Starting at the top of the listing, extract every line up to and including the one with "const phW = bw * 0.313, ecW = bw * 0.168;". Pictures stay out of the copy.

____

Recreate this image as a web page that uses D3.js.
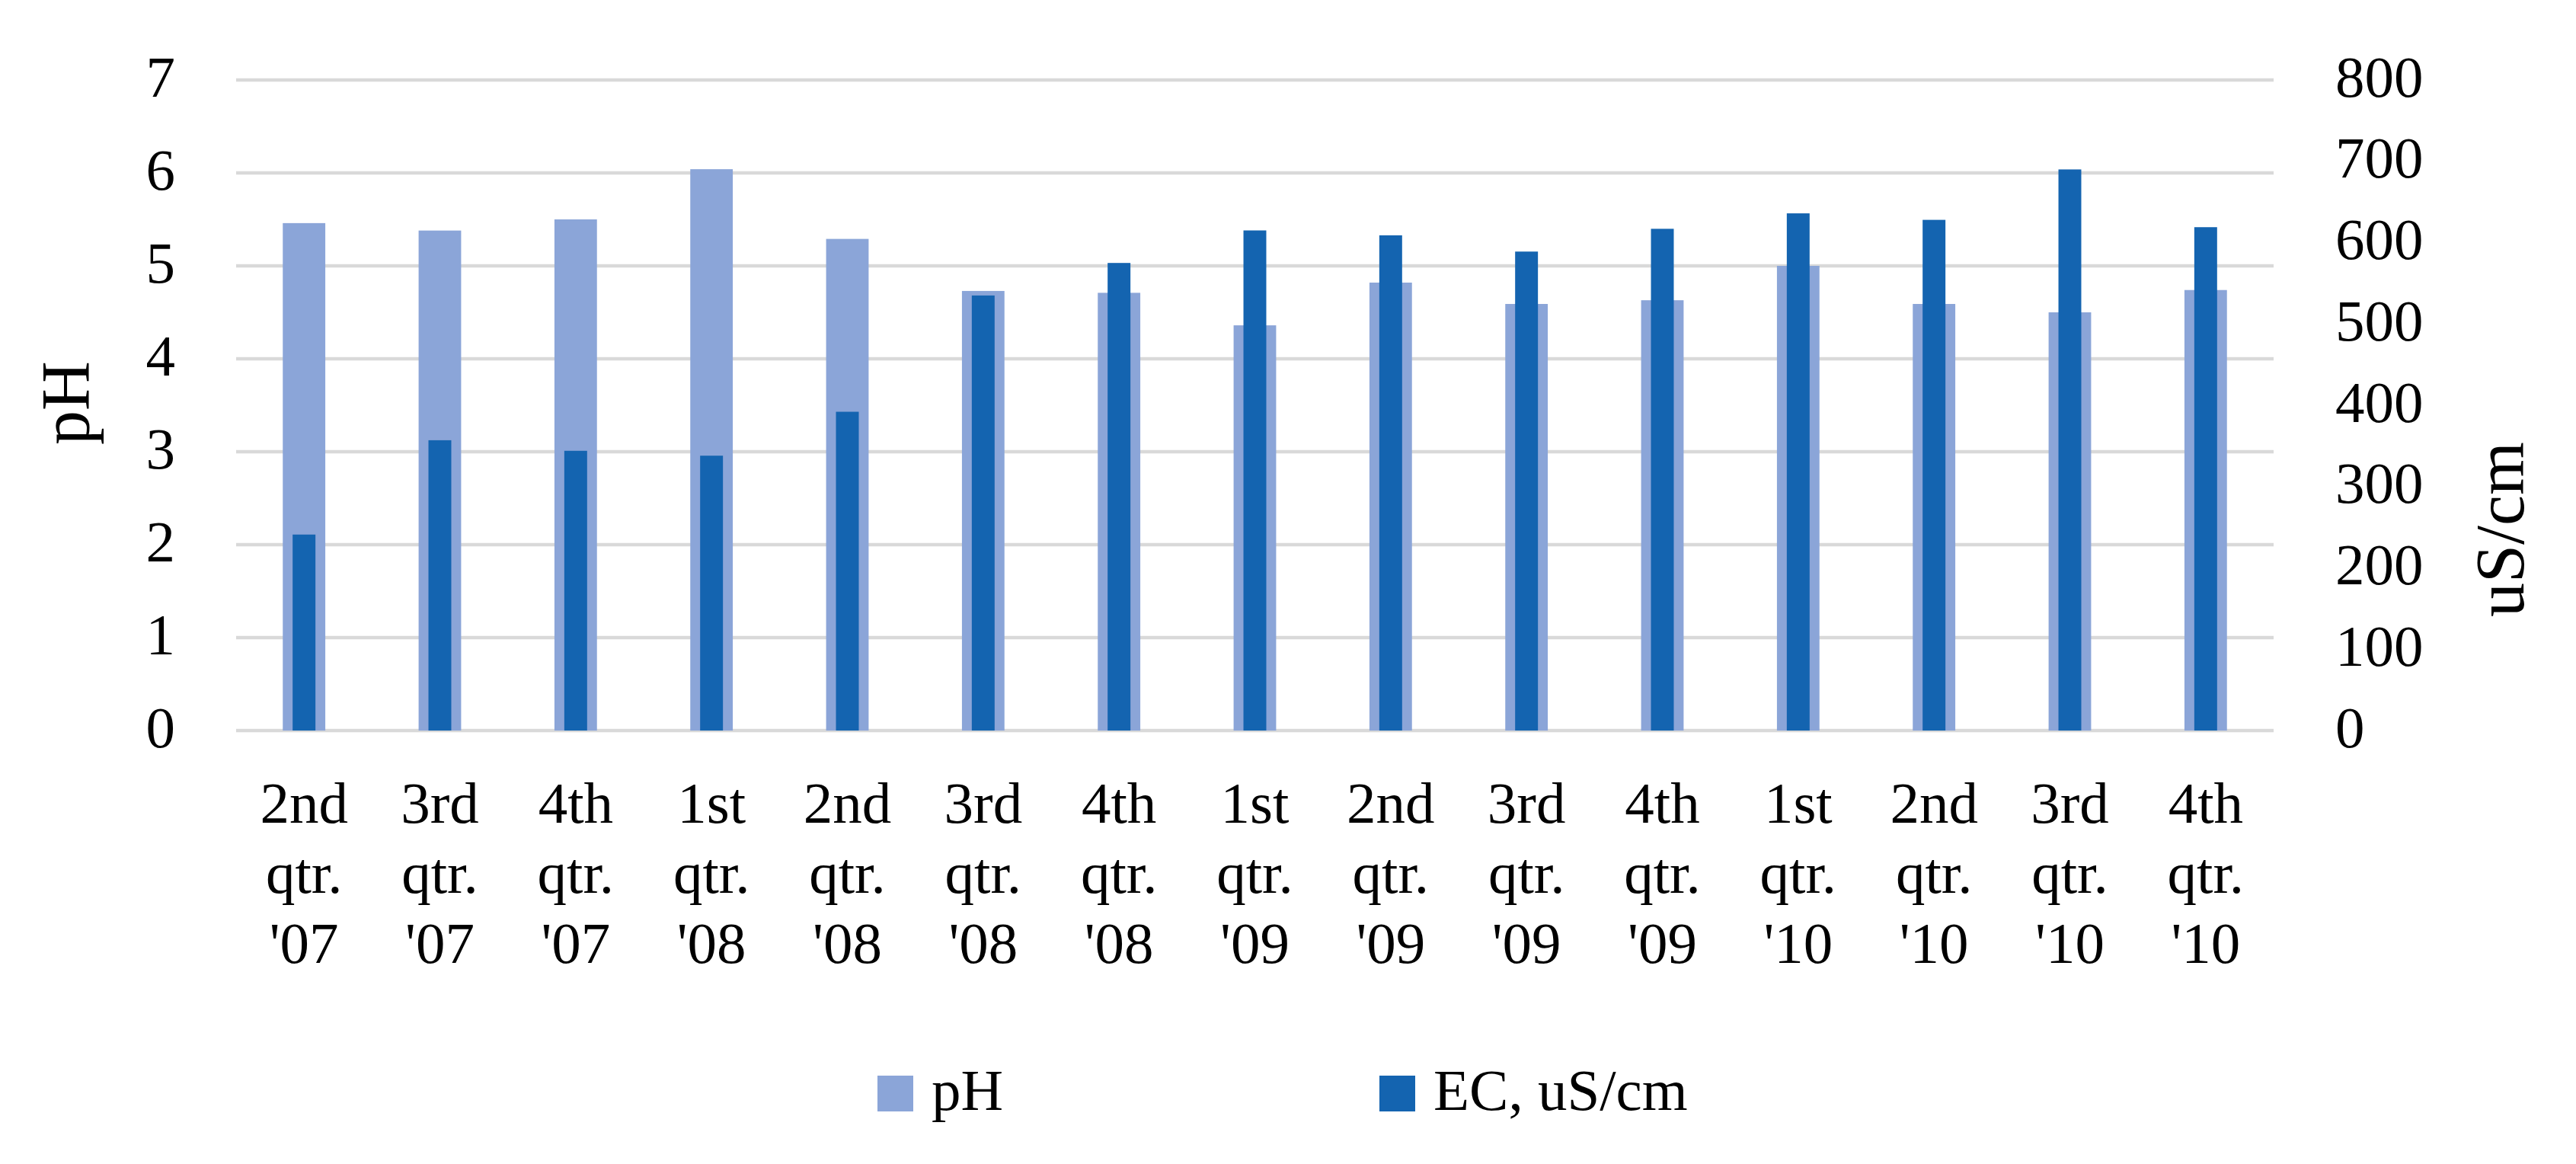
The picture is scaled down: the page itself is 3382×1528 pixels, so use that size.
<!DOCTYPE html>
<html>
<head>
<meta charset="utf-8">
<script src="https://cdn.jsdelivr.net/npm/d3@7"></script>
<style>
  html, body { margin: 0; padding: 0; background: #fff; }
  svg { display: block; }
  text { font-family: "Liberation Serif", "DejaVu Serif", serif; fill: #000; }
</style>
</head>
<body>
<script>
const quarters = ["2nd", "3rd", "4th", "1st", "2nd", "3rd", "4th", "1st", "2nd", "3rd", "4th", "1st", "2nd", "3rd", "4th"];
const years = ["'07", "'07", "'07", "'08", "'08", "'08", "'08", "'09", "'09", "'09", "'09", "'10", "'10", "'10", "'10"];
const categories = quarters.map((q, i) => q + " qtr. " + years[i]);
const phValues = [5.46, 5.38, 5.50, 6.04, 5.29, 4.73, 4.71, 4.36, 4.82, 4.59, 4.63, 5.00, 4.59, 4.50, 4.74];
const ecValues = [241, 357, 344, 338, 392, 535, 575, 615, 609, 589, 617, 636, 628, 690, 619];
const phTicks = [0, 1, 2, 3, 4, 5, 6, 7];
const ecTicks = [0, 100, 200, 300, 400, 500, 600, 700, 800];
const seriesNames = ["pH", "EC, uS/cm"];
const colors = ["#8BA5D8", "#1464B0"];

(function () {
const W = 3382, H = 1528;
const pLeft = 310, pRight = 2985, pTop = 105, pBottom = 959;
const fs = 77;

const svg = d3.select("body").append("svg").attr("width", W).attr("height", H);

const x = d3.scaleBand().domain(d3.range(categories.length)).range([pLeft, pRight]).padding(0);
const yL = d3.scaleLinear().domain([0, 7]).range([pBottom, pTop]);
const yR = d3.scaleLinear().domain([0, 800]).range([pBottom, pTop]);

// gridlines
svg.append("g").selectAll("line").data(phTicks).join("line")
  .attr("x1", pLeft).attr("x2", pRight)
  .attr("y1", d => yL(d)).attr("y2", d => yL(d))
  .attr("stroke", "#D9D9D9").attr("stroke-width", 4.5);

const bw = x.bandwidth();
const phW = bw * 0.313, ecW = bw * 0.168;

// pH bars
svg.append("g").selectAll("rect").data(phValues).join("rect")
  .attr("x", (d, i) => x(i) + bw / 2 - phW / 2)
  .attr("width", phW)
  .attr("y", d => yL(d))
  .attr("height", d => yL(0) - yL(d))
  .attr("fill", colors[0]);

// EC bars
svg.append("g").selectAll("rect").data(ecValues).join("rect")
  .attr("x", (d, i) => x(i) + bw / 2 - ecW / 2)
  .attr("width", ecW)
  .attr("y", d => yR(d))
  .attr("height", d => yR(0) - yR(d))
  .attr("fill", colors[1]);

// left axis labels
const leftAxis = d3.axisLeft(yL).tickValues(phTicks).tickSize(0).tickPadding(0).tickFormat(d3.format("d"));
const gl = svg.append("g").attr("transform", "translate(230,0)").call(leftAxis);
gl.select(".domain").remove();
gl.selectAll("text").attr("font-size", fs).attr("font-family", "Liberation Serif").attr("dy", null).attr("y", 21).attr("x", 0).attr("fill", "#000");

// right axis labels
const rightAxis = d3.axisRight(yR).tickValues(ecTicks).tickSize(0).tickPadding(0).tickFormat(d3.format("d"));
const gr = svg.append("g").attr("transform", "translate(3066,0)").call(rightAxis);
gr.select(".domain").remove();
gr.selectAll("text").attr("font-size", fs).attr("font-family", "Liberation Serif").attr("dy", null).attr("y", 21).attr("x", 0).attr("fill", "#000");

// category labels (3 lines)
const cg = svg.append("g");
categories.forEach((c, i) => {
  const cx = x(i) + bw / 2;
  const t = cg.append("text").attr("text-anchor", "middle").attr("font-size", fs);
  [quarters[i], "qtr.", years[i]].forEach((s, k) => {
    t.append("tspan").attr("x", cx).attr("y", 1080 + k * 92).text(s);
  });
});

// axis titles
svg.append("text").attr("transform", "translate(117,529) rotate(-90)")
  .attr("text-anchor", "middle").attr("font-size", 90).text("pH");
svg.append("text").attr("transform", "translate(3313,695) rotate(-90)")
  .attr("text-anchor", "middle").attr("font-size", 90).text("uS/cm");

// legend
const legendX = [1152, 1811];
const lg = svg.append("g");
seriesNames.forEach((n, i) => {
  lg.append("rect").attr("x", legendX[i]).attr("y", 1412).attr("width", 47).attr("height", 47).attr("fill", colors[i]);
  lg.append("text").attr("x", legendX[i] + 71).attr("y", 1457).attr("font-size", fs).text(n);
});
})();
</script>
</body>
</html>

____

[Task output]
Recreate this image as a web page that uses D3.js.
The picture is scaled down: the page itself is 3382×1528 pixels, so use that size.
<!DOCTYPE html>
<html>
<head>
<meta charset="utf-8">
<script src="https://cdn.jsdelivr.net/npm/d3@7"></script>
<style>
  html, body { margin: 0; padding: 0; background: #fff; }
  svg { display: block; }
  text { font-family: "Liberation Serif", "DejaVu Serif", serif; fill: #000; }
</style>
</head>
<body>
<script>
const quarters = ["2nd", "3rd", "4th", "1st", "2nd", "3rd", "4th", "1st", "2nd", "3rd", "4th", "1st", "2nd", "3rd", "4th"];
const years = ["'07", "'07", "'07", "'08", "'08", "'08", "'08", "'09", "'09", "'09", "'09", "'10", "'10", "'10", "'10"];
const categories = quarters.map((q, i) => q + " qtr. " + years[i]);
const phValues = [5.46, 5.38, 5.50, 6.04, 5.29, 4.73, 4.71, 4.36, 4.82, 4.59, 4.63, 5.00, 4.59, 4.50, 4.74];
const ecValues = [241, 357, 344, 338, 392, 535, 575, 615, 609, 589, 617, 636, 628, 690, 619];
const phTicks = [0, 1, 2, 3, 4, 5, 6, 7];
const ecTicks = [0, 100, 200, 300, 400, 500, 600, 700, 800];
const seriesNames = ["pH", "EC, uS/cm"];
const colors = ["#8BA5D8", "#1464B0"];

(function () {
const W = 3382, H = 1528;
const pLeft = 310, pRight = 2985, pTop = 105, pBottom = 959;
const fs = 77;

const svg = d3.select("body").append("svg").attr("width", W).attr("height", H);

const x = d3.scaleBand().domain(d3.range(categories.length)).range([pLeft, pRight]).padding(0);
const yL = d3.scaleLinear().domain([0, 7]).range([pBottom, pTop]);
const yR = d3.scaleLinear().domain([0, 800]).range([pBottom, pTop]);

// gridlines
svg.append("g").selectAll("line").data(phTicks).join("line")
  .attr("x1", pLeft).attr("x2", pRight)
  .attr("y1", d => yL(d)).attr("y2", d => yL(d))
  .attr("stroke", "#D9D9D9").attr("stroke-width", 4.5);

const bw = x.bandwidth();
const phW = bw * 0.313, ecW = bw * 0.168;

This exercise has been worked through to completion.